Sorenson’s broken TVs are rendered into concrete objects since viewers can no longer look through them as windows to far-away worlds. They must now look at the immediate material properties of second hand and refurbished screens that dropped in value with age or because of minor factory defaults. Ironically, Arte Povera’s mission to select poor materials is fully achieved when choosing electronic goods, since these are doomed to depreciate by simply following Moore’s law. Embedding failed technology into art objects, Video Pistoletto reverses the prescribed flows of planned obsolescence, when the broken screens become more valuable by morphing into collectible performance artefacts.
Oli Sorenson, Video Pistoletto, Performance / Video Installation, 2015–Ongoing.
Video Pistoletto (final composition of screens 01 and 03). DokFest, Kassel, Nov. 2017.

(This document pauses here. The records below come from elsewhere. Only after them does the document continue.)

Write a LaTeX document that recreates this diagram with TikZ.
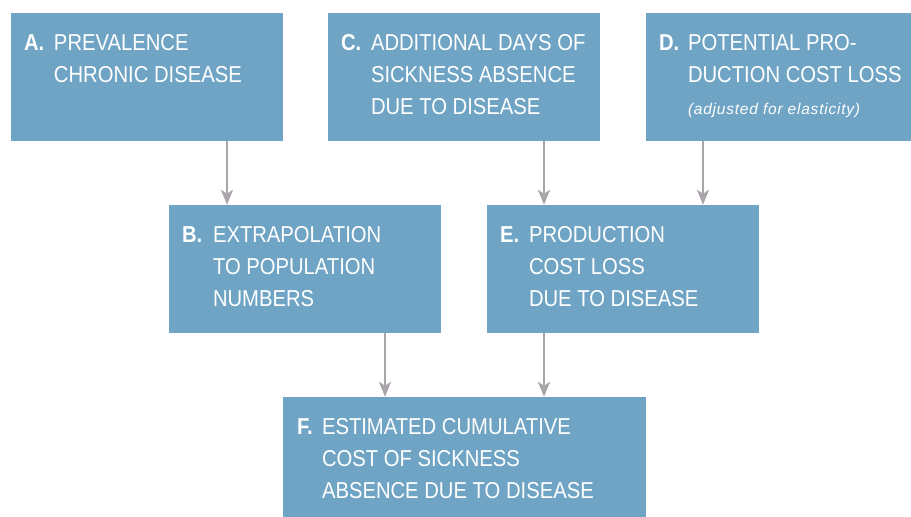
\documentclass[tikz,border=0pt]{standalone}
\usepackage{fontspec}
\setmainfont{Liberation Sans}[FakeStretch=0.88]
\newfontfamily\notefont{Liberation Sans}[LetterSpace=5]
\usetikzlibrary{arrows.meta}
\definecolor{boxblue}{RGB}{111,164,197}
\definecolor{arrowgray}{RGB}{169,165,170}
\newcommand{\boxtext}[3]{\begin{tabular}[t]{@{}p{#1}@{}l@{}}\textbf{#2}&#3\end{tabular}}
\tikzset{
  box/.style={fill=boxblue, draw=none, inner sep=0pt, minimum width=272pt, minimum height=128pt},
  txt/.style={anchor=base west, inner sep=0pt, text=white, font=\fontsize{23}{32}\selectfont},
  arr/.style={draw=arrowgray, line width=2.5pt, -{Stealth[length=15pt,width=12pt,inset=4pt]}}
}
\begin{document}
\begin{tikzpicture}[x=1pt,y=-1pt]
\useasboundingbox (0,0) rectangle (911,517);
\node[box] (A) at (147,77) {};
\node[box] (C) at (464,77) {};
\node[box, minimum width=265pt] (D) at (778.5,77) {};
\node[box] (B) at (305,269) {};
\node[box] (E) at (623,269) {};
\node[box, minimum width=363pt, minimum height=120pt] (F) at (464.5,457) {};
\node[txt] (tA) at ([shift={(13,38)}]A.north west) {\boxtext{30pt}{A.}{PREVALENCE\\&CHRONIC DISEASE}};
\node[txt] (tC) at ([shift={(13,38)}]C.north west) {\boxtext{30pt}{C.}{ADDITIONAL DAYS OF\\&SICKNESS ABSENCE\\&DUE TO DISEASE}};
\node[txt] (tD) at ([shift={(13,38)}]D.north west) {\boxtext{29pt}{D.}{POTENTIAL PRO-\\&DUCTION COST LOSS\\&{\notefont\itshape\fontsize{15.5}{32}\selectfont (adjusted for elasticity)}}};
\node[txt] (tB) at ([shift={(13,38)}]B.north west) {\boxtext{31pt}{B.}{EXTRAPOLATION\\&TO POPULATION\\&NUMBERS}};
\node[txt] (tE) at ([shift={(13,38)}]E.north west) {\boxtext{29pt}{E.}{PRODUCTION\\&COST LOSS\\&DUE TO DISEASE}};
\node[txt] (tF) at ([shift={(14,38)}]F.north west) {\boxtext{25pt}{F.}{ESTIMATED CUMULATIVE\\&COST OF SICKNESS\\&ABSENCE DUE TO DISEASE}};
\draw[arr] ([xshift=80]A.south) -- ([xshift=80]A.south |- B.north);
\draw[arr] ([xshift=80]C.south) -- ([xshift=80]C.south |- E.north);
\draw[arr] ([xshift=-75.5]D.south) -- ([xshift=-75.5]D.south |- E.north);
\draw[arr] ([xshift=80]B.south) -- ([xshift=80]B.south |- F.north);
\draw[arr] ([xshift=-79]E.south) -- ([xshift=-79]E.south |- F.north);
\end{tikzpicture}
\end{document}
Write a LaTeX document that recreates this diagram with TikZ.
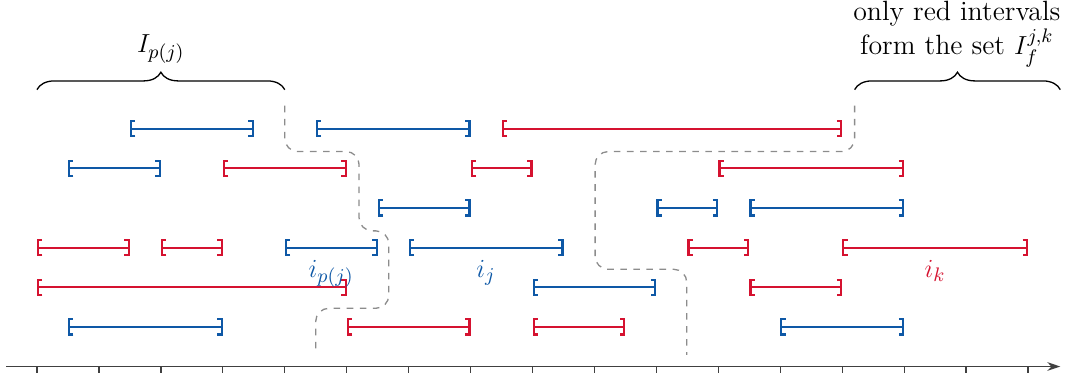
\documentclass[tikz,border=0pt]{standalone}
\usetikzlibrary{arrows.meta,decorations.pathreplacing}
\definecolor{ivblue}{RGB}{14,88,166}
\definecolor{ivred}{RGB}{213,18,48}
\begin{document}
\begin{tikzpicture}[
  font=\fontsize{12.8}{16}\selectfont,
  ivl/.style={line width=1pt, {Bracket[width=8pt,length=2pt]}-{Bracket[width=8pt,length=2pt]}},
  bl/.style={ivl, draw=ivblue},
  rd/.style={ivl, draw=ivred},
  sep/.style={dashed, draw=black!45, line width=0.6pt, rounded corners=6pt},
  axisline/.style={draw=black!75, line width=0.6pt, -{Stealth[length=6pt,width=4pt]}},
  tickmark/.style={draw=black!75, line width=0.6pt},
  brc/.style={decorate, decoration={brace, amplitude=8pt}, line width=0.6pt},
  lab/.style={below=3pt, inner sep=2.5pt}
]
\useasboundingbox (-0.597,-0.234) rectangle (16.725,5.917);
% axis
\coordinate (ax0) at (-0.5,0);
\coordinate (ax1) at (16.52,0);
\draw[axisline] (ax0) -- (ax1);
\foreach \t in {0,...,16} \draw[tickmark] (\t,0) -- (\t,-0.11);
% intervals
\foreach \a/\b/\r in {1.5/3.5/6, 4.5/7/6, 0.5/2/5, 5.5/7/4, 10/11/4, 11.5/14/4,
  4/5.5/3, 6/8.5/3, 8/10/2, 0.5/3/1, 12/14/1}
  \draw[bl] (\a,\r*0.64) -- (\b,\r*0.64);
\foreach \a/\b/\r in {7.5/13/6, 3/5/5, 7/8/5, 11/14/5, 0/1.5/3, 2/3/3, 10.5/11.5/3,
  13/16/3, 0/5/2, 11.5/13/2, 5/7/1, 8/9.5/1}
  \draw[rd] (\a,\r*0.64) -- (\b,\r*0.64);
% labels
\node[lab, text=ivblue] (ipj) at (4.75,1.92) {$i_{p(j)}$};
\node[lab, text=ivblue] (ij) at (7.25,1.92) {$i_j$};
\node[lab, text=ivred] (ik) at (14.5,1.92) {$i_k$};
% dashed separators
\draw[sep] (4,4.21) -- (4,3.47) -- (5.2,3.47) -- (5.2,2.19) -- (5.68,2.19)
  -- (5.68,0.94) -- (4.5,0.94) -- (4.5,0.19);
\draw[sep] (13.2,4.21) -- (13.2,3.47) -- (9.01,3.47) -- (9.01,1.57) -- (10.49,1.57)
  -- (10.49,0.19);
% braces
\draw[brc] (0,4.47) -- (4,4.47);
\draw[brc] (13.2,4.47) -- (16.52,4.47);
\node[anchor=base] (Ipj) at (2,5.07) {$I_{p(j)}$};
\node[anchor=base, align=center] (Ifjk) at (14.85,5.03) {only red intervals\\form the set $I_f^{j,k}$};
\end{tikzpicture}
\end{document}
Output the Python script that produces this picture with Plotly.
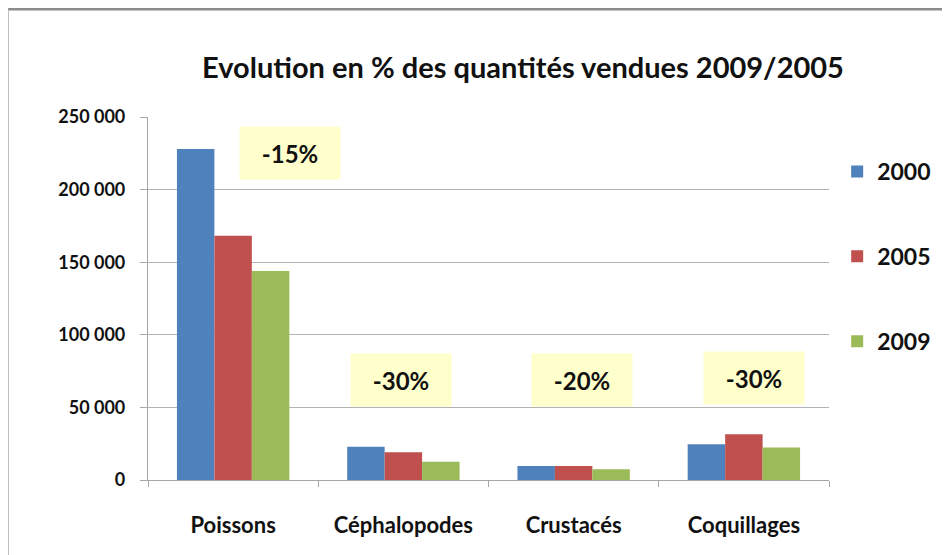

Born in Los Angeles, Oli Sorenson has lived and worked in London (UK) between 1999 and 2010, to combine his artistic activities with curatorial work (including several events at Tate Britain, the Institute of Contemporary Art and the British Film Institute). Sorenson has often exhibited internationally, including at the Millennium Museum (Beijing), the Media Art Institute (Amsterdam), ZKM (Karlsruhe) and DokFest (Kassel). He performs regularly in media festivals such as ISEA (Helsinki and Nagoya), Mapping Festival (Geneva) and MAF (Bangkok).
He is now based in Montreal, Canada since 2010.